▶ **To do**
Return the entries verbatim and drop every picture.

(Entries with chart source code)

----------

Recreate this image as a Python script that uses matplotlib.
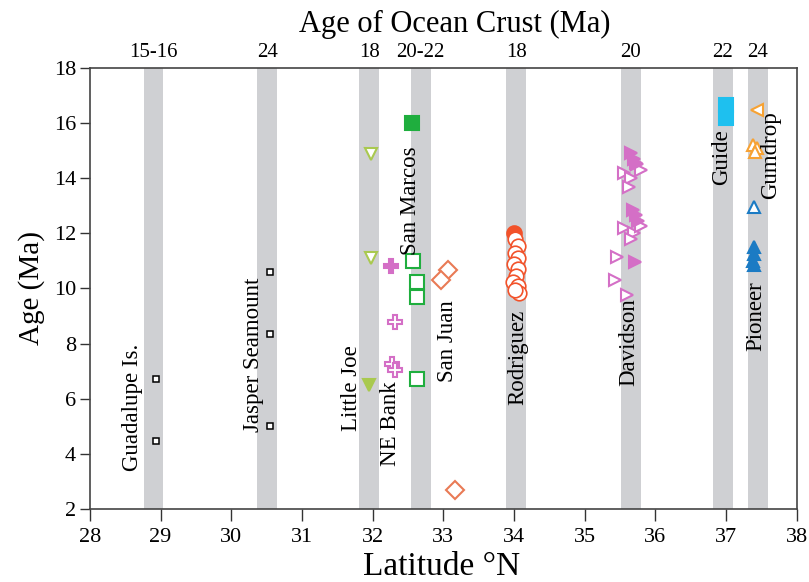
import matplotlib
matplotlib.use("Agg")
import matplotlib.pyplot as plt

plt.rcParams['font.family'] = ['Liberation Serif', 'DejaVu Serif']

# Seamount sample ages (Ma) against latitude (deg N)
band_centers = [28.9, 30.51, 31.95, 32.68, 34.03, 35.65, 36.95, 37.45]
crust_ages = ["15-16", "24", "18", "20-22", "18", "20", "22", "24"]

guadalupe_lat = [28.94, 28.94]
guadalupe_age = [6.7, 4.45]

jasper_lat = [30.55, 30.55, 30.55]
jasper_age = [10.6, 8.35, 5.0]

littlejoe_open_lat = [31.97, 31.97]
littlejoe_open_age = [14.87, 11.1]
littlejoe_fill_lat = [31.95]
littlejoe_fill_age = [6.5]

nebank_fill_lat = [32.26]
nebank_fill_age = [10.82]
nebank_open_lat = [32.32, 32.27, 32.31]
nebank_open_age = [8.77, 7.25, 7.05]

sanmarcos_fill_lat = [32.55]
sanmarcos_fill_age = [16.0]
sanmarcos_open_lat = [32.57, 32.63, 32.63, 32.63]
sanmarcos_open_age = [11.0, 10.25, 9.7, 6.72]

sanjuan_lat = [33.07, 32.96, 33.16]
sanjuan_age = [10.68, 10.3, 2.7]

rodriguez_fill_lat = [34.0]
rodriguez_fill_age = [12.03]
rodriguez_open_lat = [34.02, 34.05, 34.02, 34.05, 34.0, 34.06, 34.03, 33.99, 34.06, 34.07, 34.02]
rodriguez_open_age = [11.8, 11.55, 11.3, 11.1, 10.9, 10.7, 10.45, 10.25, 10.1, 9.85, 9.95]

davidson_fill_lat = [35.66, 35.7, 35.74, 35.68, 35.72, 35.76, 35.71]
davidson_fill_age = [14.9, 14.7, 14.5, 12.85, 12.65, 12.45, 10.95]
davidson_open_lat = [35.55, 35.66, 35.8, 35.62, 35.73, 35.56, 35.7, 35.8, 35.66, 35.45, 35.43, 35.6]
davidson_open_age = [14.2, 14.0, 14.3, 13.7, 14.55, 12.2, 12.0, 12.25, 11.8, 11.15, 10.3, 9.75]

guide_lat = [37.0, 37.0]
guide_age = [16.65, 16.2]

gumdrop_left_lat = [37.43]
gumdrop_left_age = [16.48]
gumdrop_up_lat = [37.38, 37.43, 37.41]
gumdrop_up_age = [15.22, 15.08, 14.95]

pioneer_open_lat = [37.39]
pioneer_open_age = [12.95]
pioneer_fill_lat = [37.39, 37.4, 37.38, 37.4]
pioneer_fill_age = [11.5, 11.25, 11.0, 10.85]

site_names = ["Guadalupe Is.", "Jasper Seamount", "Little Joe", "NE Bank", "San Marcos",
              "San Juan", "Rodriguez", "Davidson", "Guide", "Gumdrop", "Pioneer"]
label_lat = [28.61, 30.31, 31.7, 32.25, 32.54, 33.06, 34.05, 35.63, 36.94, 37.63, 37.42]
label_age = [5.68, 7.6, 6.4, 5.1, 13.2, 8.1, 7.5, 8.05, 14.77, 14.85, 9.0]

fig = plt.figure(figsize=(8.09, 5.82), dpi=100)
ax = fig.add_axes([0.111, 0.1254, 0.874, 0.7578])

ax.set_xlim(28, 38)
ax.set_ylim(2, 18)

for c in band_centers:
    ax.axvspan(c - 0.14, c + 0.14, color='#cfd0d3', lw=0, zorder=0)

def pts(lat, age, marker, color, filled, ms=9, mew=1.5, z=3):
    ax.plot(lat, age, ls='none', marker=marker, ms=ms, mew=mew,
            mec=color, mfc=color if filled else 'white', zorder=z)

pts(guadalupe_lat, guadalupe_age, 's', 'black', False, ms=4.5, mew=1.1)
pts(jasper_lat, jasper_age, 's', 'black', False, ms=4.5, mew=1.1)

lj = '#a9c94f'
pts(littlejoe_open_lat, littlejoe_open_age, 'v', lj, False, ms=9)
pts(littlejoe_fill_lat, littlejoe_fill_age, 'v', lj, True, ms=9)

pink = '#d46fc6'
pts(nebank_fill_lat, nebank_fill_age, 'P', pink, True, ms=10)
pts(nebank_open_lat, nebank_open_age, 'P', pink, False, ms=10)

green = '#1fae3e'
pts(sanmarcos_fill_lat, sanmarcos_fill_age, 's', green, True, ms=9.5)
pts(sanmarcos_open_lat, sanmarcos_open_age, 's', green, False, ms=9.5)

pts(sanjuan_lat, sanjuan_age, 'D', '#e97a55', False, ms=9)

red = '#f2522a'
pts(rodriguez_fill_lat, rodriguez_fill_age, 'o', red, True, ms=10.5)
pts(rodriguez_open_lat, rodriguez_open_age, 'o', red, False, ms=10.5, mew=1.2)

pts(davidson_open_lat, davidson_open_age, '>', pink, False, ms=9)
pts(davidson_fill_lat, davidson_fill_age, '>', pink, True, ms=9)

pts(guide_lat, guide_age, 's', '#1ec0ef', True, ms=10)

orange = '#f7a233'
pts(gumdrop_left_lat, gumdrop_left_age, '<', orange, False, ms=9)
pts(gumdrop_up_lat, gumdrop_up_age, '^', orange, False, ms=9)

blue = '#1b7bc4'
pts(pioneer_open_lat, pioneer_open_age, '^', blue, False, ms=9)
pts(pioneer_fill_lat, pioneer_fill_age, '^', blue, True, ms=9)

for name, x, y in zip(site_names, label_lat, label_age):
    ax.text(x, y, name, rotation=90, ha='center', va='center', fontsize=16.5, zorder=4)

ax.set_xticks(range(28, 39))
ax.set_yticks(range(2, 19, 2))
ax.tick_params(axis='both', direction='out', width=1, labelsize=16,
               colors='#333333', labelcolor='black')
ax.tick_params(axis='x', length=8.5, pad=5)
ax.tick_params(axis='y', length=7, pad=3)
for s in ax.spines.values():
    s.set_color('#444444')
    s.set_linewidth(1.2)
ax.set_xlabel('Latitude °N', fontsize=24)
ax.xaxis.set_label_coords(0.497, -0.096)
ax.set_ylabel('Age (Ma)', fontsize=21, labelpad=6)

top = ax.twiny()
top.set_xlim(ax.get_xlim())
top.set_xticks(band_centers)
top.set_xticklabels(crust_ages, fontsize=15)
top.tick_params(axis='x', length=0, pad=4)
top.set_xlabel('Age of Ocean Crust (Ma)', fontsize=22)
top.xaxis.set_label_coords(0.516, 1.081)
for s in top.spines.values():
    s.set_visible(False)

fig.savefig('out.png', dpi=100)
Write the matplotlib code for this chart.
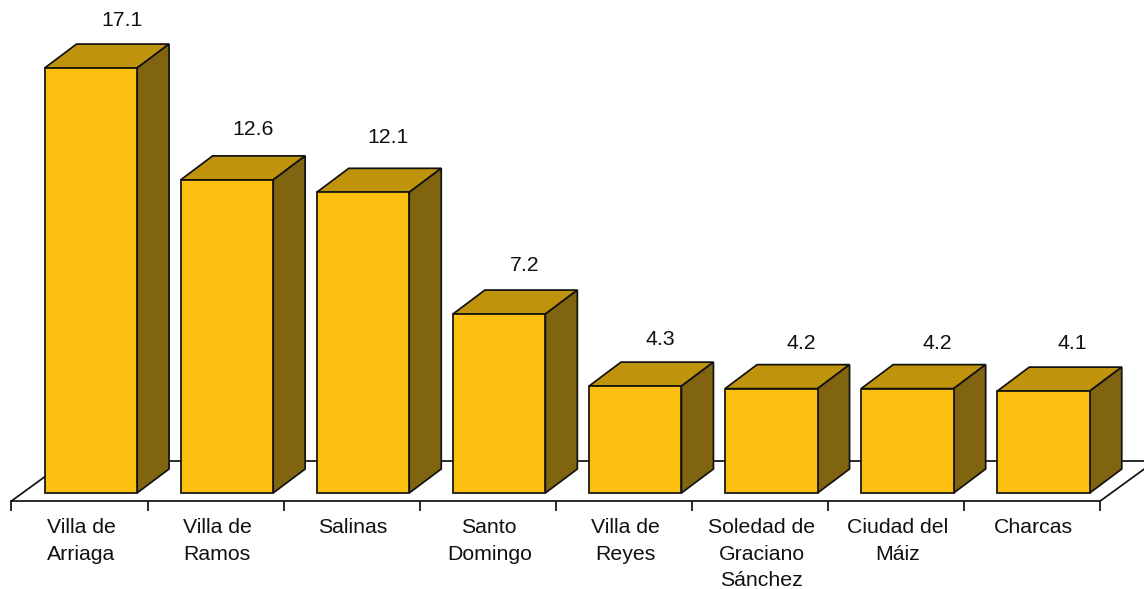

----------

▶ **Response to this exercise**
Recreate this image as a Python script that uses matplotlib.
import matplotlib
matplotlib.use("Agg")
import matplotlib.pyplot as plt

plt.rcParams['font.family'] = ['Liberation Serif', 'DejaVu Serif']

# Seamount sample ages (Ma) against latitude (deg N)
band_centers = [28.9, 30.51, 31.95, 32.68, 34.03, 35.65, 36.95, 37.45]
crust_ages = ["15-16", "24", "18", "20-22", "18", "20", "22", "24"]

guadalupe_lat = [28.94, 28.94]
guadalupe_age = [6.7, 4.45]

jasper_lat = [30.55, 30.55, 30.55]
jasper_age = [10.6, 8.35, 5.0]

littlejoe_open_lat = [31.97, 31.97]
littlejoe_open_age = [14.87, 11.1]
littlejoe_fill_lat = [31.95]
littlejoe_fill_age = [6.5]

nebank_fill_lat = [32.26]
nebank_fill_age = [10.82]
nebank_open_lat = [32.32, 32.27, 32.31]
nebank_open_age = [8.77, 7.25, 7.05]

sanmarcos_fill_lat = [32.55]
sanmarcos_fill_age = [16.0]
sanmarcos_open_lat = [32.57, 32.63, 32.63, 32.63]
sanmarcos_open_age = [11.0, 10.25, 9.7, 6.72]

sanjuan_lat = [33.07, 32.96, 33.16]
sanjuan_age = [10.68, 10.3, 2.7]

rodriguez_fill_lat = [34.0]
rodriguez_fill_age = [12.03]
rodriguez_open_lat = [34.02, 34.05, 34.02, 34.05, 34.0, 34.06, 34.03, 33.99, 34.06, 34.07, 34.02]
rodriguez_open_age = [11.8, 11.55, 11.3, 11.1, 10.9, 10.7, 10.45, 10.25, 10.1, 9.85, 9.95]

davidson_fill_lat = [35.66, 35.7, 35.74, 35.68, 35.72, 35.76, 35.71]
davidson_fill_age = [14.9, 14.7, 14.5, 12.85, 12.65, 12.45, 10.95]
davidson_open_lat = [35.55, 35.66, 35.8, 35.62, 35.73, 35.56, 35.7, 35.8, 35.66, 35.45, 35.43, 35.6]
davidson_open_age = [14.2, 14.0, 14.3, 13.7, 14.55, 12.2, 12.0, 12.25, 11.8, 11.15, 10.3, 9.75]

guide_lat = [37.0, 37.0]
guide_age = [16.65, 16.2]

gumdrop_left_lat = [37.43]
gumdrop_left_age = [16.48]
gumdrop_up_lat = [37.38, 37.43, 37.41]
gumdrop_up_age = [15.22, 15.08, 14.95]

pioneer_open_lat = [37.39]
pioneer_open_age = [12.95]
pioneer_fill_lat = [37.39, 37.4, 37.38, 37.4]
pioneer_fill_age = [11.5, 11.25, 11.0, 10.85]

site_names = ["Guadalupe Is.", "Jasper Seamount", "Little Joe", "NE Bank", "San Marcos",
              "San Juan", "Rodriguez", "Davidson", "Guide", "Gumdrop", "Pioneer"]
label_lat = [28.61, 30.31, 31.7, 32.25, 32.54, 33.06, 34.05, 35.63, 36.94, 37.63, 37.42]
label_age = [5.68, 7.6, 6.4, 5.1, 13.2, 8.1, 7.5, 8.05, 14.77, 14.85, 9.0]

fig = plt.figure(figsize=(8.09, 5.82), dpi=100)
ax = fig.add_axes([0.111, 0.1254, 0.874, 0.7578])

ax.set_xlim(28, 38)
ax.set_ylim(2, 18)

for c in band_centers:
    ax.axvspan(c - 0.14, c + 0.14, color='#cfd0d3', lw=0, zorder=0)

def pts(lat, age, marker, color, filled, ms=9, mew=1.5, z=3):
    ax.plot(lat, age, ls='none', marker=marker, ms=ms, mew=mew,
            mec=color, mfc=color if filled else 'white', zorder=z)

pts(guadalupe_lat, guadalupe_age, 's', 'black', False, ms=4.5, mew=1.1)
pts(jasper_lat, jasper_age, 's', 'black', False, ms=4.5, mew=1.1)

lj = '#a9c94f'
pts(littlejoe_open_lat, littlejoe_open_age, 'v', lj, False, ms=9)
pts(littlejoe_fill_lat, littlejoe_fill_age, 'v', lj, True, ms=9)

pink = '#d46fc6'
pts(nebank_fill_lat, nebank_fill_age, 'P', pink, True, ms=10)
pts(nebank_open_lat, nebank_open_age, 'P', pink, False, ms=10)

green = '#1fae3e'
pts(sanmarcos_fill_lat, sanmarcos_fill_age, 's', green, True, ms=9.5)
pts(sanmarcos_open_lat, sanmarcos_open_age, 's', green, False, ms=9.5)

pts(sanjuan_lat, sanjuan_age, 'D', '#e97a55', False, ms=9)

red = '#f2522a'
pts(rodriguez_fill_lat, rodriguez_fill_age, 'o', red, True, ms=10.5)
pts(rodriguez_open_lat, rodriguez_open_age, 'o', red, False, ms=10.5, mew=1.2)

pts(davidson_open_lat, davidson_open_age, '>', pink, False, ms=9)
pts(davidson_fill_lat, davidson_fill_age, '>', pink, True, ms=9)

pts(guide_lat, guide_age, 's', '#1ec0ef', True, ms=10)

orange = '#f7a233'
pts(gumdrop_left_lat, gumdrop_left_age, '<', orange, False, ms=9)
pts(gumdrop_up_lat, gumdrop_up_age, '^', orange, False, ms=9)

blue = '#1b7bc4'
pts(pioneer_open_lat, pioneer_open_age, '^', blue, False, ms=9)
pts(pioneer_fill_lat, pioneer_fill_age, '^', blue, True, ms=9)

for name, x, y in zip(site_names, label_lat, label_age):
    ax.text(x, y, name, rotation=90, ha='center', va='center', fontsize=16.5, zorder=4)

ax.set_xticks(range(28, 39))
ax.set_yticks(range(2, 19, 2))
ax.tick_params(axis='both', direction='out', width=1, labelsize=16,
               colors='#333333', labelcolor='black')
ax.tick_params(axis='x', length=8.5, pad=5)
ax.tick_params(axis='y', length=7, pad=3)
for s in ax.spines.values():
    s.set_color('#444444')
    s.set_linewidth(1.2)
ax.set_xlabel('Latitude °N', fontsize=24)
ax.xaxis.set_label_coords(0.497, -0.096)
ax.set_ylabel('Age (Ma)', fontsize=21, labelpad=6)

top = ax.twiny()
top.set_xlim(ax.get_xlim())
top.set_xticks(band_centers)
top.set_xticklabels(crust_ages, fontsize=15)
top.tick_params(axis='x', length=0, pad=4)
top.set_xlabel('Age of Ocean Crust (Ma)', fontsize=22)
top.xaxis.set_label_coords(0.516, 1.081)
for s in top.spines.values():
    s.set_visible(False)

fig.savefig('out.png', dpi=100)
Write the matplotlib code for this chart.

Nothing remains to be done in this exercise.